◆ **Task statement**:
Without the pictures, write out all the lines below exactly as they appear.

------

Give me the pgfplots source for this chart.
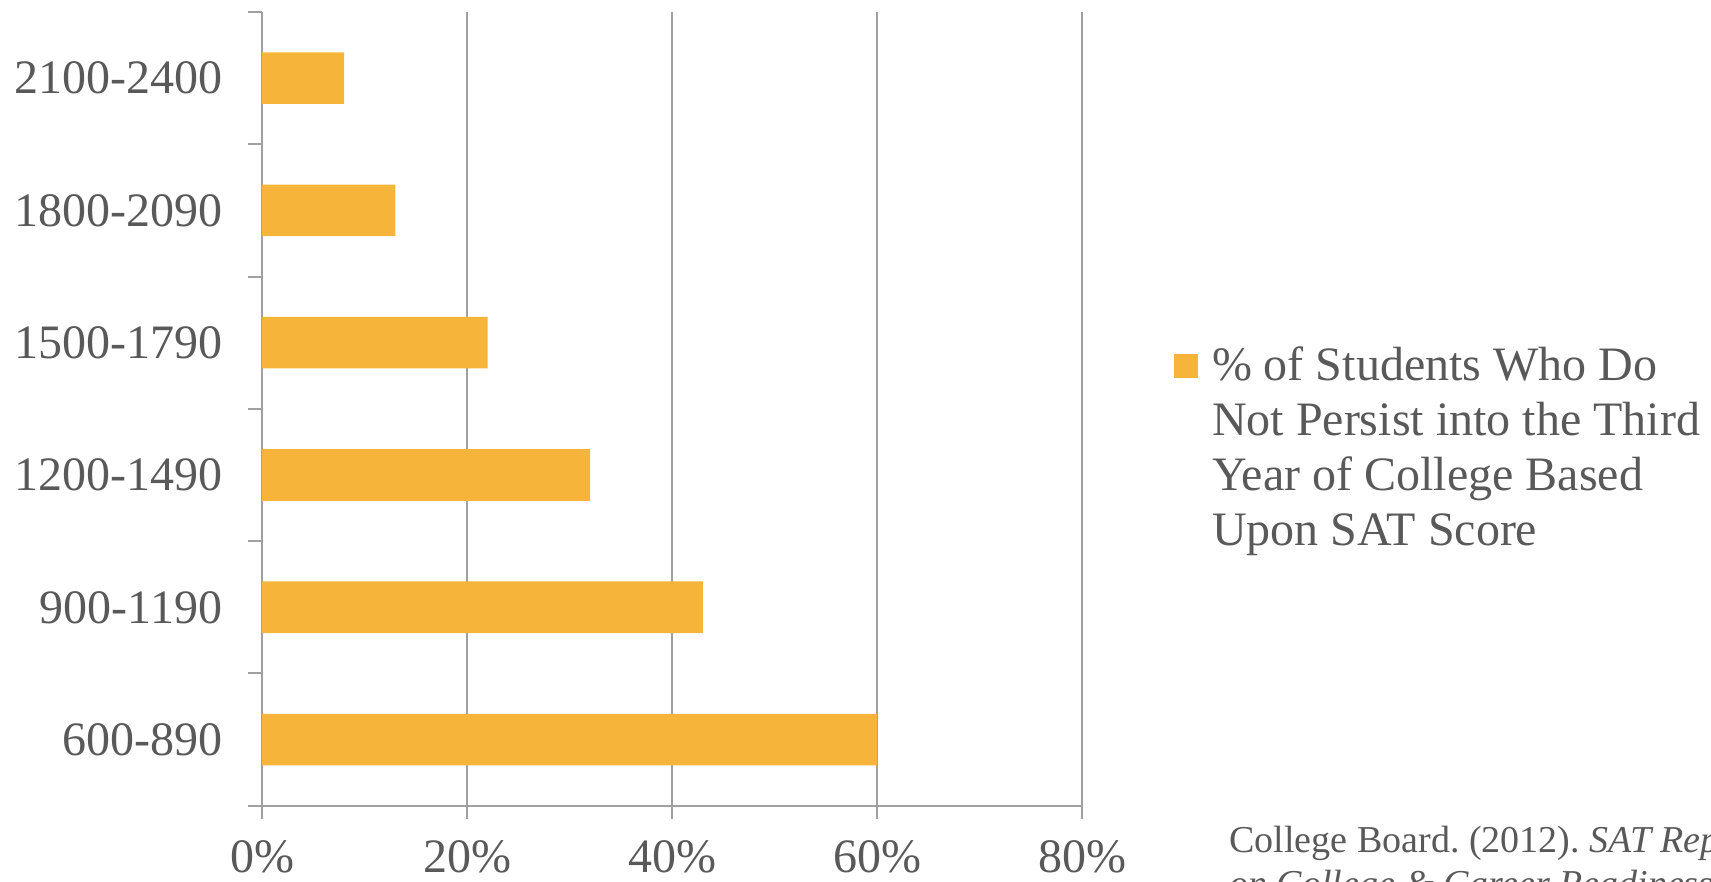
\documentclass[border=0pt]{standalone}
\usepackage{pgfplots}
\pgfplotsset{compat=1.18}
\usepackage{fontspec}
\setmainfont{Liberation Serif}

\definecolor{barorange}{HTML}{F6B43B}
\definecolor{txtgray}{HTML}{595959}
\definecolor{axgray}{HTML}{A0A0A0}

% plain interword spaces, as in the original
\newcommand\plainspaces{\frenchspacing\spaceskip=0.25em\relax\xspaceskip=0.25em\relax}

\begin{document}
\begin{tikzpicture}
\path[use as bounding box] (0,0) rectangle (855.5bp,441bp);
\clip (0,0) rectangle (855.5bp,441bp);
\begin{axis}[
    at={(131bp,38.15bp)}, anchor=south west,
    scale only axis,
    width=410bp, height=396.85bp,
    xmin=0, xmax=80,
    ymin=-0.5, ymax=5.5,
    axis lines*=left,
    axis line style={axgray, line width=1bp},
    tick style={axgray, line width=1bp},
    tick align=outside,
    major tick length=6.75bp,
    xtick={0,20,40,60,80},
    xticklabels={0\%,20\%,40\%,60\%,80\%},
    ytick={-0.5,0.5,1.5,2.5,3.5,4.5,5.5},
    y tick label as interval,
    yticklabels={600-890,900-1190,1200-1490,1500-1790,1800-2090,2100-2400},
    xmajorgrids,
    grid style={axgray, line width=1bp},
    tick label style={font=\fontsize{24bp}{28bp}\selectfont, text=txtgray},
    yticklabel style={anchor=east, inner sep=0pt, xshift=-13bp},
    xticklabel style={anchor=base, inner sep=0pt, yshift=-26.8bp},
    legend style={
        draw=none, fill=none,
        at={(1.1122,0.5779)}, anchor=north west,
        inner sep=0pt, outer sep=0pt,
        nodes={inner sep=0pt, text=txtgray, anchor=base west,
               text width=290bp,
               font=\fontsize{24bp}{27.5bp}\selectfont},
        /tikz/every odd column/.append style={column sep=7bp},
    },
    legend image code/.code={\fill[#1] (0bp,1.5bp) rectangle (12bp,13.5bp);},
]
\addplot[xbar, fill=barorange, draw=none, bar width=0.39]
    coordinates {(60,0) (43,1) (32,2) (22,3) (13,4) (8,5)};
\addlegendentry{\plainspaces \% of Students Who Do\\Not Persist into the Third\\Year of College Based\\Upon SAT Score}
\end{axis}
\node[anchor=base west, text width=400bp, inner sep=0pt, text=txtgray,
      font=\fontsize{19bp}{22bp}\selectfont] at (614.5bp,15bp)
    {\plainspaces College Board. (2012). \textit{SAT Report}\\\textit{on College \& Career Readiness}.};
\end{tikzpicture}
\end{document}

------

◆ **Result of the exercise**:
Give me the pgfplots source for this chart.
\documentclass[border=0pt]{standalone}
\usepackage{pgfplots}
\pgfplotsset{compat=1.18}
\usepackage{fontspec}
\setmainfont{Liberation Serif}

\definecolor{barorange}{HTML}{F6B43B}
\definecolor{txtgray}{HTML}{595959}
\definecolor{axgray}{HTML}{A0A0A0}

% plain interword spaces, as in the original
\newcommand\plainspaces{\frenchspacing\spaceskip=0.25em\relax\xspaceskip=0.25em\relax}

\begin{document}
\begin{tikzpicture}
\path[use as bounding box] (0,0) rectangle (855.5bp,441bp);
\clip (0,0) rectangle (855.5bp,441bp);
\begin{axis}[
    at={(131bp,38.15bp)}, anchor=south west,
    scale only axis,
    width=410bp, height=396.85bp,
    xmin=0, xmax=80,
    ymin=-0.5, ymax=5.5,
    axis lines*=left,
    axis line style={axgray, line width=1bp},
    tick style={axgray, line width=1bp},
    tick align=outside,
    major tick length=6.75bp,
    xtick={0,20,40,60,80},
    xticklabels={0\%,20\%,40\%,60\%,80\%},
    ytick={-0.5,0.5,1.5,2.5,3.5,4.5,5.5},
    y tick label as interval,
    yticklabels={600-890,900-1190,1200-1490,1500-1790,1800-2090,2100-2400},
    xmajorgrids,
    grid style={axgray, line width=1bp},
    tick label style={font=\fontsize{24bp}{28bp}\selectfont, text=txtgray},
    yticklabel style={anchor=east, inner sep=0pt, xshift=-13bp},
    xticklabel style={anchor=base, inner sep=0pt, yshift=-26.8bp},
    legend style={
        draw=none, fill=none,
        at={(1.1122,0.5779)}, anchor=north west,
        inner sep=0pt, outer sep=0pt,
        nodes={inner sep=0pt, text=txtgray, anchor=base west,
               text width=290bp,
               font=\fontsize{24bp}{27.5bp}\selectfont},
        /tikz/every odd column/.append style={column sep=7bp},
    },
    legend image code/.code={\fill[#1] (0bp,1.5bp) rectangle (12bp,13.5bp);},
]
\addplot[xbar, fill=barorange, draw=none, bar width=0.39]
    coordinates {(60,0) (43,1) (32,2) (22,3) (13,4) (8,5)};
\addlegendentry{\plainspaces \% of Students Who Do\\Not Persist into the Third\\Year of College Based\\Upon SAT Score}
\end{axis}
\node[anchor=base west, text width=400bp, inner sep=0pt, text=txtgray,
      font=\fontsize{19bp}{22bp}\selectfont] at (614.5bp,15bp)
    {\plainspaces College Board. (2012). \textit{SAT Report}\\\textit{on College \& Career Readiness}.};
\end{tikzpicture}
\end{document}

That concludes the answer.